### Goal of the exercise
Below are some records. Output the lines from the first one through the line that holds "0.217, 0.259, 0.259]", exactly as written, with no pictures.

### Provided data
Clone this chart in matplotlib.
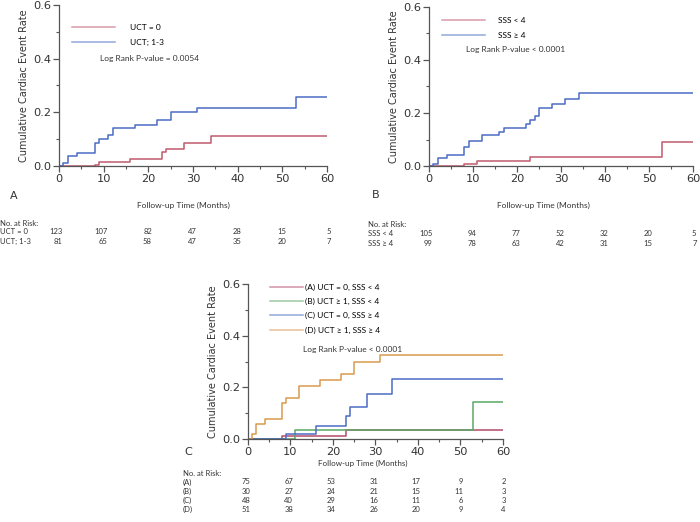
import numpy as np
import matplotlib
matplotlib.use("Agg")
import matplotlib.pyplot as plt
from matplotlib.ticker import MultipleLocator

# panel A: UCT groups (step times in months, cumulative rate after step)
a_uct0_t = [0, 8, 9, 16, 23, 24, 28, 34, 60]
a_uct0_y = [0.0, 0.005, 0.015, 0.025, 0.052, 0.065, 0.085, 0.11, 0.11]
a_uct13_t = [0, 1, 2, 4, 8, 9, 11, 12, 17, 22, 25, 31, 53, 60]
a_uct13_y = [0.0, 0.01, 0.036, 0.047, 0.084, 0.099, 0.114, 0.141, 0.154, 0.17, 0.2, 0.217, 0.259, 0.259]

# panel B: SSS groups
b_low_t = [0, 8, 11, 23, 53, 60]
b_low_y = [0.0, 0.006, 0.018, 0.033, 0.09, 0.09]
b_high_t = [0, 1, 2, 4, 8, 9, 12, 16, 17, 22, 23, 24, 25, 28, 31, 34, 60]
b_high_y = [0.0, 0.006, 0.03, 0.04, 0.07, 0.093, 0.118, 0.13, 0.143, 0.157, 0.172, 0.187,
            0.218, 0.235, 0.254, 0.274, 0.274]

# panel C: combined groups
c_a_t = [0, 8, 23, 60]
c_a_y = [0.0, 0.012, 0.033, 0.033]
c_b_t = [0, 11, 53, 60]
c_b_y = [0.0, 0.035, 0.142, 0.142]
c_c_t = [0, 9, 16, 23, 24, 28, 34, 60]
c_c_y = [0.0, 0.02, 0.05, 0.088, 0.125, 0.175, 0.232, 0.232]
c_d_t = [0, 1, 2, 4, 8, 9, 12, 17, 22, 25, 31, 60]
c_d_y = [0.0, 0.018, 0.058, 0.076, 0.138, 0.16, 0.205, 0.227, 0.25, 0.3, 0.325, 0.325]

risk_times = [0, 10, 20, 30, 40, 50, 60]
a_labels = ["UCT = 0", "UCT; 1-3"]
a_risk = [[123, 107, 82, 47, 28, 15, 5], [81, 65, 58, 47, 35, 20, 7]]
b_labels = ["SSS < 4", "SSS \u2265 4"]
b_risk = [[105, 94, 77, 52, 32, 20, 5], [99, 78, 63, 42, 31, 15, 7]]
c_labels = ["(A) UCT = 0, SSS < 4", "(B) UCT \u2265 1, SSS < 4",
            "(C) UCT = 0, SSS \u2265 4", "(D) UCT \u2265 1, SSS \u2265 4"]
c_rows = ["(A)", "(B)", "(C)", "(D)"]
c_risk = [[75, 67, 53, 31, 17, 9, 2], [30, 27, 24, 21, 15, 11, 3],
          [48, 40, 29, 16, 11, 6, 3], [51, 38, 34, 26, 20, 9, 4]]

RED = "#c05a6e"
BLUE = "#4a6cc4"
GREEN = "#5aa865"
ORANGE = "#d89a4e"
PURPLE_RED = "#b44a6a"
AXIS = "#555555"
TXT = "#333333"
SMALL = "Lato"

fig = plt.figure(figsize=(7.0, 5.22), dpi=100)
W, H = 700.0, 522.0


def px_axes(x0, x1, ytop, ybot):
    return fig.add_axes([x0 / W, 1 - ybot / H, (x1 - x0) / W, (ybot - ytop) / H])


def style(ax):
    ax.set_xlim(0, 60)
    ax.set_ylim(0, 0.6)
    ax.xaxis.set_major_locator(MultipleLocator(10))
    ax.xaxis.set_minor_locator(MultipleLocator(5))
    ax.yaxis.set_major_locator(MultipleLocator(0.2))
    ax.yaxis.set_minor_locator(MultipleLocator(0.1))
    ax.yaxis.set_major_formatter(matplotlib.ticker.FormatStrFormatter("%.1f"))
    for s in ["top", "right"]:
        ax.spines[s].set_visible(False)
    for s in ["left", "bottom"]:
        ax.spines[s].set_color(AXIS)
        ax.spines[s].set_linewidth(0.9)
    ax.tick_params(which="major", direction="out", length=4, width=0.9, color=AXIS,
                   labelsize=8.2, labelcolor="#333333", pad=1.5)
    ax.tick_params(which="minor", direction="out", length=2.5, width=0.8, color=AXIS)
    ax.set_ylabel("Cumulative Cardiac Event Rate", fontsize=7, color=TXT, labelpad=3)


def steps(ax, t, y, color, label):
    ax.step(t, y, where="post", color=color, lw=1.1, label=label)


def risk_table(ax, names, rows, label_x, y0, dy, offset):
    trans = matplotlib.transforms.blended_transform_factory(ax.transData, fig.transFigure)
    for i, (name, row) in enumerate(zip(names, rows)):
        yy = 1 - (y0 + i * dy) / H
        fig.text(label_x / W, yy, name, fontsize=5.5, family=SMALL, color=TXT, va="center")
        for t, n in zip(risk_times, row):
            ax.text(t + offset, yy, str(n), transform=trans, fontsize=5.5, family=SMALL,
                    color=TXT, ha="right", va="center", clip_on=False)


# ---- panel A
axA = px_axes(59, 327, 5, 166)
style(axA)
steps(axA, a_uct0_t, a_uct0_y, RED, a_labels[0])
steps(axA, a_uct13_t, a_uct13_y, BLUE, a_labels[1])
legA = axA.legend(loc="upper left", bbox_to_anchor=(0.02, 0.93), frameon=False,
                  prop={"family": SMALL, "size": 6}, handlelength=5.2, handletextpad=1.8,
                  labelspacing=1.0)
for h in legA.get_lines():
    h.set_alpha(0.6)
axA.text(9.2, 0.4, "Log Rank P-value = 0.0054", fontsize=6, family=SMALL, color=TXT, va="center")
fig.text(10 / W, 1 - 196 / H, "A", fontsize=8, color=TXT, va="center")
fig.text(183 / W, 1 - 205 / H, "Follow-up Time (Months)", fontsize=6, family=SMALL,
         color=TXT, ha="center", va="center")
fig.text(0, 1 - 223 / H, "No. at Risk:", fontsize=5.5, family=SMALL, color=TXT, va="center")
risk_table(axA, a_labels, a_risk, 0, 232, 9.5, 0.8)

# ---- panel B
axB = px_axes(429, 693, 7, 166)
style(axB)
steps(axB, b_low_t, b_low_y, RED, b_labels[0])
steps(axB, b_high_t, b_high_y, BLUE, b_labels[1])
legB = axB.legend(loc="upper left", bbox_to_anchor=(0.02, 0.985), frameon=False,
                  prop={"family": SMALL, "size": 6}, handlelength=5.2, handletextpad=1.6,
                  labelspacing=0.95)
for h in legB.get_lines():
    h.set_alpha(0.6)
axB.text(8.4, 0.438, "Log Rank P-value < 0.0001", fontsize=6, family=SMALL, color=TXT, va="center")
fig.text(372 / W, 1 - 195 / H, "B", fontsize=8, color=TXT, va="center")
fig.text(543 / W, 1 - 205 / H, "Follow-up Time (Months)", fontsize=6, family=SMALL,
         color=TXT, ha="center", va="center")
fig.text(368 / W, 1 - 224 / H, "No. at Risk:", fontsize=5.5, family=SMALL, color=TXT, va="center")
risk_table(axB, b_labels, b_risk, 368, 233, 10.5, 0.8)

# ---- panel C
axC = px_axes(248, 503, 284, 439)
style(axC)
steps(axC, c_a_t, c_a_y, PURPLE_RED, c_labels[0])
steps(axC, c_b_t, c_b_y, GREEN, c_labels[1])
steps(axC, c_c_t, c_c_y, BLUE, c_labels[2])
steps(axC, c_d_t, c_d_y, ORANGE, c_labels[3])
legC = axC.legend(loc="upper left", bbox_to_anchor=(0.055, 1.05), frameon=False,
                  prop={"family": SMALL, "size": 6}, handlelength=4.0, handletextpad=0.3,
                  labelspacing=0.85)
for h in legC.get_lines():
    h.set_alpha(0.6)
axC.text(12.9, 0.348, "Log Rank P-value < 0.0001", fontsize=6, family=SMALL, color=TXT, va="center")
fig.text(184 / W, 1 - 452 / H, "C", fontsize=8, color=TXT, va="center")
fig.text(363 / W, 1 - 463 / H, "Follow-up Time (Months)", fontsize=5.8, family=SMALL,
         color=TXT, ha="center", va="center")
fig.text(183 / W, 1 - 473 / H, "No. at Risk:", fontsize=5.5, family=SMALL, color=TXT, va="center")
risk_table(axC, c_rows, c_risk, 183, 482, 9.2, 0.6)

fig.savefig("out.png", dpi=100)
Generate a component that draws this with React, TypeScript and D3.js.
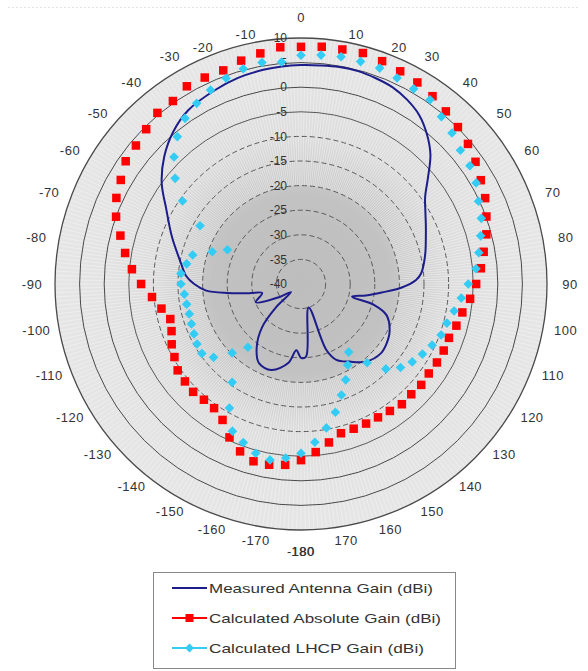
import React, { useEffect, useRef } from "react";
import * as d3 from "d3";

// ---------- DATA ----------
const angleLabels = [
  "0", "10", "20", "30", "40", "50", "60", "70", "80", "90", "100", "110", "120", "130", "140", "150", "160", "170",
  "180", "-170", "-160", "-150", "-140", "-130", "-120", "-110", "-100", "-90", "-80", "-70", "-60", "-50", "-40", "-30", "-20", "-10",
];
const radialTicks = [10, 5, 0, -5, -10, -15, -20, -25, -30, -35, -40];

// Measured antenna gain (dBi), angle in degrees clockwise from 0
const measuredAngles = [
  0, 5, 10, 15, 20, 25, 30, 35, 40, 45, 50, 55, 60, 65, 70, 75, 80, 85, 88, 92, 96, 100, 104, 106, 110, 118, 125, 131,
  140, 148, 155, 159, 162, 176, 180, 184, 189, 199, 208, 215, 222, 227, 231, 239, 248, 257, 260, 263, 266, 270, 274,
  280, 290, 299, 306, 313, 320, 327, 336, 343, 350, 355,
];
const measuredGain = [
  4.5, 4.6, 4.8, 4.8, 4.5, 4.1, 3.2, 1.9, -0.2, -2.8, -6.3, -9.2, -10.8, -12.0, -13.0, -13.8, -14.6, -15.5, -16.6, -19.5,
  -23.5, -26.6, -29.3, -24.5, -21.5, -19.6, -18.8, -18.5, -19.4, -21.4, -23.0, -25.7, -35.0, -25.2, -25.0, -26.5, -23.8,
  -21.5, -21.8, -24.3, -28.2, -33.1, -37.4, -34.8, -30.1, -31.9, -29.3, -25.0, -20.7, -18.3, -16.6, -15.2, -12.1, -8.7,
  -5.0, -2.0, 0.4, 2.1, 3.1, 3.8, 4.2, 4.4,
];

// Calculated series: every 5 degrees
const calcAngles = [
  0, 5, 10, 15, 20, 25, 30, 35, 40, 45, 50, 55, 60, 65, 70, 75, 80, 85, 90, 95, 100, 105, 110, 115, 120, 125, 130, 135,
  140, 145, 150, 155, 160, 165, 170, 175, 180, 185, 190, 195, 200, 205, 210, 215, 220, 225, 230, 235, 240, 245, 250, 255,
  260, 265, 270, 275, 280, 285, 290, 295, 300, 305, 310, 315, 320, 325, 330, 335, 340, 345, 350, 355,
];
const absoluteGain = [
  8.2, 8.4, 8.4, 8.6, 8.2, 7.7, 7.3, 6.6, 5.8, 5.1, 4.3, 3.3, 2.2, 1.3, 0.1, -1.0, -2.3, -3.3, -4.4, -5.5, -6.7, -7.3,
  -8.0, -8.0, -8.1, -8.3, -8.1, -8.3, -8.1, -8.5, -8.7, -8.7, -8.7, -8.6, -7.3, -5.7, -4.2, -3.1, -2.7, -2.7, -3.8, -5.6,
  -8.1, -9.2, -9.3, -9.0, -9.2, -9.4, -10.3, -11.0, -12.0, -12.5, -11.2, -9.6, -7.5, -5.5, -3.7, -2.0, 0.0, 1.4, 2.3,
  3.5, 3.8, 4.5, 5.4, 5.4, 6.4, 6.3, 6.2, 7.0, 7.6, 8.3,
];
const lhcpGain = [
  6.5, 6.7, 6.9, 6.8, 6.7, 6.2, 5.8, 5.7, 4.4, 3.4, 2.3, 1.9, 1.1, -0.2, -1.0, -2.2, -3.3, -4.3, -6.0, -7.3, -8.4, -9.3,
  -9.7, -10.6, -11.5, -12.4, -13.6, -15.6, -19.1, -23.1, -21.0, -18.5, -16.0, -13.0, -10.3, -7.7, -5.6, -4.5, -3.7, -4.4,
  -5.7, -7.0, -10.9, -15.6, -23.2, -20.2, -16.8, -15.4, -15.6, -16.0, -16.3, -16.5, -16.4, -16.2, -15.6, -15.5, -16.4,
  -17.2, -20.8, -23.5, -16.3, -10.6, -6.6, -3.5, -0.9, 1.1, 2.4, 3.5, 4.5, 5.3, 5.7, 5.3,
];

const legendNames = [
  "Measured Antenna Gain (dBi)",
  "Calculated Absolute Gain (dBi)",
  "Calculated LHCP Gain (dBi)",
];

// ---------- CHART ----------
const W = 588;
const H = 671;
const cx = 301;
const cy = 284;
const R = 246;
const FONT = "'Liberation Sans', Arial, sans-serif";
const NAVY = "#1c1c8a";
const RED = "#ff0000";
const CYAN = "#33ccf5";

export default function App() {
  const ref = useRef<SVGSVGElement>(null);

  useEffect(() => {
    const svg = d3.select(ref.current);
    svg.selectAll("*").remove();

    const r = d3.scaleLinear().domain([-40, 10]).range([0, R]);
    const rad = (d: number) => (d * Math.PI) / 180;
    const px = (deg: number, v: number) => cx + r(v) * Math.sin(rad(deg));
    const py = (deg: number, v: number) => cy - r(v) * Math.cos(rad(deg));

    // faint dotted line at the top
    svg.append("line").attr("x1", 8).attr("x2", 580).attr("y1", 7.5).attr("y2", 7.5)
      .attr("stroke", "#e4e4e4").attr("stroke-dasharray", "2,2");

    // plot disc with radial shading (dense spokes converge toward centre)
    const defs = svg.append("defs");
    const grad = defs.append("radialGradient").attr("id", "discGrad")
      .attr("cx", cx).attr("cy", cy).attr("r", R).attr("gradientUnits", "userSpaceOnUse");
    [
      [0, "#bdbdbd"], [0.36, "#c2c2c2"], [0.48, "#cfcfcf"], [0.6, "#dcdcdc"], [0.8, "#e3e3e3"], [1, "#e6e6e6"],
    ].forEach(([o, c]) => grad.append("stop").attr("offset", o as number).attr("stop-color", c as string));
    svg.append("circle").attr("cx", cx).attr("cy", cy).attr("r", R).attr("fill", "url(#discGrad)");

    // spokes (one per degree category) giving the fine texture
    const spokeAngles = d3.range(0, 360, 1);
    svg.append("g").selectAll("line").data(spokeAngles).join("line")
      .attr("x1", (d) => cx + R * 0.4 * Math.sin(rad(d))).attr("y1", (d) => cy - R * 0.4 * Math.cos(rad(d)))
      .attr("x2", (d) => px(d, 10)).attr("y2", (d) => py(d, 10))
      .attr("stroke", "#f6f6f6").attr("stroke-opacity", 0.75).attr("stroke-width", 0.7);

    // rings
    const ringVals = radialTicks.filter((v) => v > -40);
    svg.append("g").selectAll("circle").data(ringVals).join("circle")
      .attr("cx", cx).attr("cy", cy).attr("r", (d) => r(d))
      .attr("fill", "none")
      .attr("stroke", (d) => (d >= 0 ? "#4a4a4a" : "#5a5a5a"))
      .attr("stroke-width", (d) => (d === 10 ? 1.3 : 1))
      .attr("stroke-dasharray", (d) => (d >= -5 ? null : "5,3"));

    // angle labels
    const lg = svg.append("g").attr("font-family", FONT).attr("font-size", 13).attr("fill", "#333");
    angleLabels.forEach((t, i) => {
      const deg = i * 10;
      const s = Math.sin(rad(deg));
      let d = R + 14 + 9 * s * s;
      let a = deg;
      if (deg === 0 || deg === 180) d += 7;
      if (deg === 10 || deg === 20) { a += 2.5; d -= 5; }
      if (deg === 340 || deg === 350) { a -= 2.5; d -= 5; }
      const x = cx + d * Math.sin(rad(a));
      const y = cy - d * Math.cos(rad(a));
      if (t === "180") {
        lg.append("text").attr("x", x).attr("y", y).attr("dy", "0.35em").attr("text-anchor", "middle")
          .attr("letter-spacing", 0.5).text("-180");
        lg.append("text").attr("x", x + 13.5).attr("y", y).attr("dy", "0.35em").attr("text-anchor", "end")
          .attr("letter-spacing", 0.5).text("180");
      } else {
        lg.append("text").attr("x", x).attr("y", y).attr("dy", "0.35em").attr("text-anchor", "middle")
          .attr("letter-spacing", 0.5).text(t);
      }
    });

    // radial axis labels
    const rg = svg.append("g").attr("font-family", FONT).attr("font-size", 12).attr("fill", "#333");
    rg.selectAll("text").data(radialTicks).join("text")
      .attr("x", cx - 14).attr("y", (d) => cy - r(d)).attr("dy", "0.35em")
      .attr("text-anchor", "end").text((d) => String(d));

    // measured line
    const line = d3.lineRadial<number>()
      .angle((_, i) => rad(measuredAngles[i]))
      .radius((d) => r(d))
      .curve(d3.curveCatmullRomClosed.alpha(0.5));
    svg.append("path").attr("transform", `translate(${cx},${cy})`)
      .attr("d", line(measuredGain) as string)
      .attr("fill", "none").attr("stroke", NAVY).attr("stroke-width", 2);

    // absolute gain squares
    const sq = 8.5;
    svg.append("g").selectAll("rect").data(absoluteGain).join("rect")
      .attr("x", (d, i) => px(calcAngles[i], d) - sq / 2)
      .attr("y", (d, i) => py(calcAngles[i], d) - sq / 2)
      .attr("width", sq).attr("height", sq).attr("fill", RED);

    // LHCP diamonds
    const dm = 4.8;
    svg.append("g").selectAll("path").data(lhcpGain).join("path")
      .attr("d", (d, i) => {
        const x = px(calcAngles[i], d);
        const y = py(calcAngles[i], d);
        return `M${x},${y - dm}L${x + dm},${y}L${x},${y + dm}L${x - dm},${y}Z`;
      })
      .attr("fill", CYAN);

    // legend
    const leg = svg.append("g").attr("font-family", FONT).attr("font-size", 13).attr("fill", "#333");
    leg.append("rect").attr("x", 153.5).attr("y", 572.5).attr("width", 302).attr("height", 96)
      .attr("fill", "#fff").attr("stroke", "#888");
    const rowY = [588, 618, 648];
    const textW = [224, 232, 215];
    const colors = [NAVY, RED, CYAN];
    legendNames.forEach((name, i) => {
      const y = rowY[i];
      leg.append("line").attr("x1", 172).attr("x2", 207).attr("y1", y).attr("y2", y)
        .attr("stroke", colors[i]).attr("stroke-width", 2);
      if (i === 1) {
        leg.append("rect").attr("x", 189.5 - 4).attr("y", y - 4).attr("width", 8).attr("height", 8).attr("fill", RED);
      }
      if (i === 2) {
        leg.append("path").attr("d", `M189.5,${y - 4.5}L194,${y}L189.5,${y + 4.5}L185,${y}Z`).attr("fill", CYAN);
      }
      leg.append("text").attr("x", 209).attr("y", y).attr("dy", "0.35em")
        .attr("textLength", textW[i]).attr("lengthAdjust", "spacingAndGlyphs").text(name);
    });
  }, []);

  return (
    <svg
      ref={ref}
      width={W}
      height={H}
      style={{ position: "absolute", left: 0, top: 0, background: "#fff" }}
    />
  );
}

### Answer below
Clone this chart in matplotlib.
import numpy as np
import matplotlib
matplotlib.use("Agg")
import matplotlib.pyplot as plt
from matplotlib.ticker import MultipleLocator

# panel A: UCT groups (step times in months, cumulative rate after step)
a_uct0_t = [0, 8, 9, 16, 23, 24, 28, 34, 60]
a_uct0_y = [0.0, 0.005, 0.015, 0.025, 0.052, 0.065, 0.085, 0.11, 0.11]
a_uct13_t = [0, 1, 2, 4, 8, 9, 11, 12, 17, 22, 25, 31, 53, 60]
a_uct13_y = [0.0, 0.01, 0.036, 0.047, 0.084, 0.099, 0.114, 0.141, 0.154, 0.17, 0.2, 0.217, 0.259, 0.259]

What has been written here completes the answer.